Loughborough University adopts Freemelt E-PBF technology for advanced materials research. The Department of Materials, led by Professor Moataz Attallah, has integrated Freemelt's Electron Beam Powder Bed Fusion (E-PBF) system to expand capabilities in processing high-temperature and reactive metals. This partnership focuses on overcoming limitations inherent in laser-based systems, specifically targeting the additive manufacturing of copper, tungsten, tantalum, molybdenum, and niobium. The E-PBF process utilizes a high-vacuum environment to prevent oxidation, allowing for the precise thermal management required for these challenging material classes.

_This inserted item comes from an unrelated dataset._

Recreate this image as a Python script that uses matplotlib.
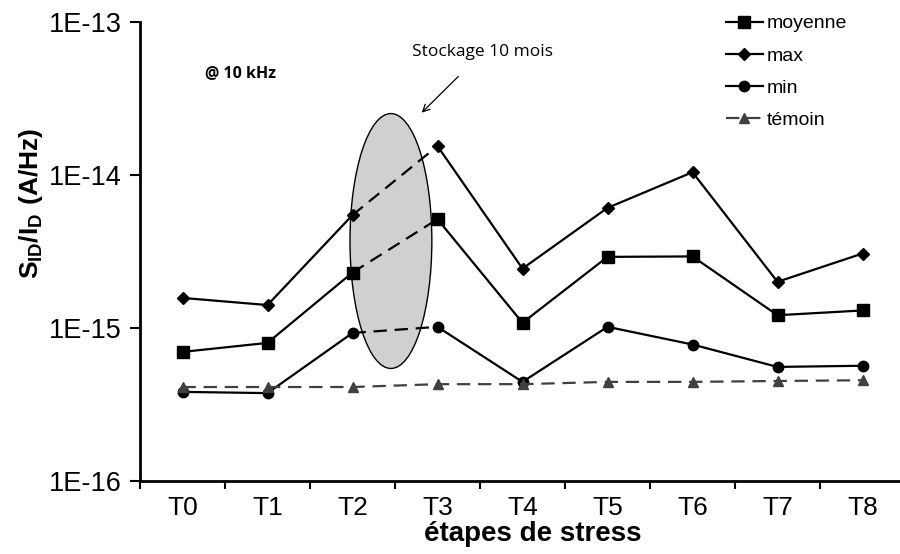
import matplotlib
matplotlib.use("Agg")
import matplotlib.pyplot as plt
from matplotlib.patches import Ellipse
import numpy as np

# ── data ──────────────────────────────────────────────────────────────────────
etapes = ["T0", "T1", "T2", "T3", "T4", "T5", "T6", "T7", "T8"]
moyenne = [6.97e-16, 7.98e-16, 2.30e-15, 5.13e-15, 1.08e-15, 2.91e-15, 2.93e-15, 1.21e-15, 1.30e-15]
maxi = [1.57e-15, 1.41e-15, 5.46e-15, 1.54e-14, 2.44e-15, 6.08e-15, 1.04e-14, 2.00e-15, 3.06e-15]
mini = [3.82e-16, 3.75e-16, 9.27e-16, 1.016e-15, 4.44e-16, 1.016e-15, 7.79e-16, 5.56e-16, 5.66e-16]
temoin = [4.11e-16, 4.11e-16, 4.11e-16, 4.29e-16, 4.29e-16, 4.44e-16, 4.44e-16, 4.50e-16, 4.55e-16]
y_ticks = [1e-16, 1e-15, 1e-14, 1e-13]
y_labels = ["1E-16", "1E-15", "1E-14", "1E-13"]

plt.rcParams["font.family"] = ["Liberation Sans", "DejaVu Sans"]
plt.rcParams["mathtext.fontset"] = "custom"
plt.rcParams["mathtext.rm"] = "Liberation Sans"
plt.rcParams["mathtext.bf"] = "Liberation Sans:bold"

fig = plt.figure(figsize=(9, 5.54), dpi=100)
W, H = 900, 554
ax = fig.add_axes([140 / W, (H - 481) / H, 765 / W, (481 - 21.7) / H])

x = np.arange(len(etapes))

# ── series: solid outside storage gap, dashed across T2-T3 ───────────────────
series = [
    ("moyenne", moyenne, "s", 8.5),
    ("max", maxi, "D", 6),
    ("min", mini, "o", 7.5),
]
handles = []
for name, vals, mk, ms in series:
    vals = np.array(vals)
    kw = dict(color="black", marker=mk, markersize=ms, lw=1.6, zorder=3)
    ax.plot(x[:3], vals[:3], **kw)
    ax.plot(x[3:], vals[3:], **kw)
    ax.plot(x[2:4], vals[2:4], color="black", lw=1.6, ls=(0, (6, 3.5)), zorder=3)
    h, = ax.plot([], [], label=name, **kw)
    handles.append(h)

h, = ax.plot(x, temoin, color="#404040", marker="^", markersize=7, lw=1.6,
             ls=(0, (6, 3.5)), zorder=3, label="témoin")
handles.append(h)

# ── storage ellipse + annotation ─────────────────────────────────────────────
ell = Ellipse((0.328, 0.5225), 0.107, 0.555, transform=ax.transAxes,
              facecolor="#d0d0d0", edgecolor="black", lw=1.0, zorder=2)
ax.add_patch(ell)
ax.annotate("Stockage 10 mois", xy=(421.7 / W, 1 - 112.7 / H), xycoords="figure fraction",
            xytext=(483 / W, 1 - 52 / H), textcoords="figure fraction",
            ha="center", va="center", fontsize=12.5, family=["Open Sans", "DejaVu Sans"],
            arrowprops=dict(arrowstyle="->", color="black", lw=0.9, shrinkA=14, shrinkB=0))
fig.text(205 / W, 1 - 73 / H, "@ 10 kHz", fontsize=11.5, fontweight="bold",
         family=["Open Sans", "DejaVu Sans"], va="center", ha="left")

# ── axes styling ─────────────────────────────────────────────────────────────
ax.set_yscale("log")
ax.set_ylim(1e-16, 1e-13)
ax.set_xlim(-0.5, 8.5)
ax.set_yticks(y_ticks)
ax.set_yticklabels(y_labels)
ax.yaxis.set_minor_locator(matplotlib.ticker.NullLocator())
ax.set_xticks(x)
ax.set_xticklabels(etapes)
ax.set_xticks(np.arange(-0.5, 9, 1), minor=True)
ax.tick_params(axis="x", which="major", length=0, labelsize=19, pad=11)
ax.tick_params(axis="x", which="minor", length=6, width=1.5)
ax.tick_params(axis="y", which="major", length=7, width=1.5, labelsize=19.5, pad=6)
for s in ["top", "right"]:
    ax.spines[s].set_visible(False)
for s in ["left", "bottom"]:
    ax.spines[s].set_linewidth(2)

ax.set_xlabel("étapes de stress", fontsize=20, fontweight="bold")
ax.xaxis.set_label_coords(0.513, -0.087)
ax.set_ylabel(r"$\mathbf{S_{ID}/I_D\ (A/Hz)}$", fontsize=19)
ax.yaxis.set_label_coords(-0.124, 0.604)

fig.legend(handles=handles, loc="upper left", bbox_to_anchor=(718 / W, 1 - 7 / H),
           frameon=False, fontsize=14, handlelength=1.9, handletextpad=0.2,
           labelspacing=0.75, borderaxespad=0)

fig.savefig("out.png", dpi=100)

This adoption highlights the growing demand for open-architecture E-PBF systems in academic and industrial R&D. While laser-based powder bed fusion (LPBF) dominates the market for standard alloys like Ti-6Al-4V, it often struggles with the high reflectivity and thermal conductivity of materials like copper or the high melting points of refractory metals. By utilizing an electron beam, researchers can maintain higher bed temperatures, reducing residual stress and cracking in brittle or highly conductive components. This move positions Freemelt as a key provider for specialized material development, contrasting with the closed-ecosystem approach of larger incumbent manufacturers.

For researchers and industrial users, this installation validates the utility of open-source E-PBF platforms for metallurgical innovation. The focus must now remain on developing repeatable process parameters for these non-standard materials to bridge the gap between laboratory-scale testing and industrial production. Users should prioritize the characterization of material microstructures to ensure that the vacuum-based E-PBF process delivers the required mechanical properties for high-performance applications.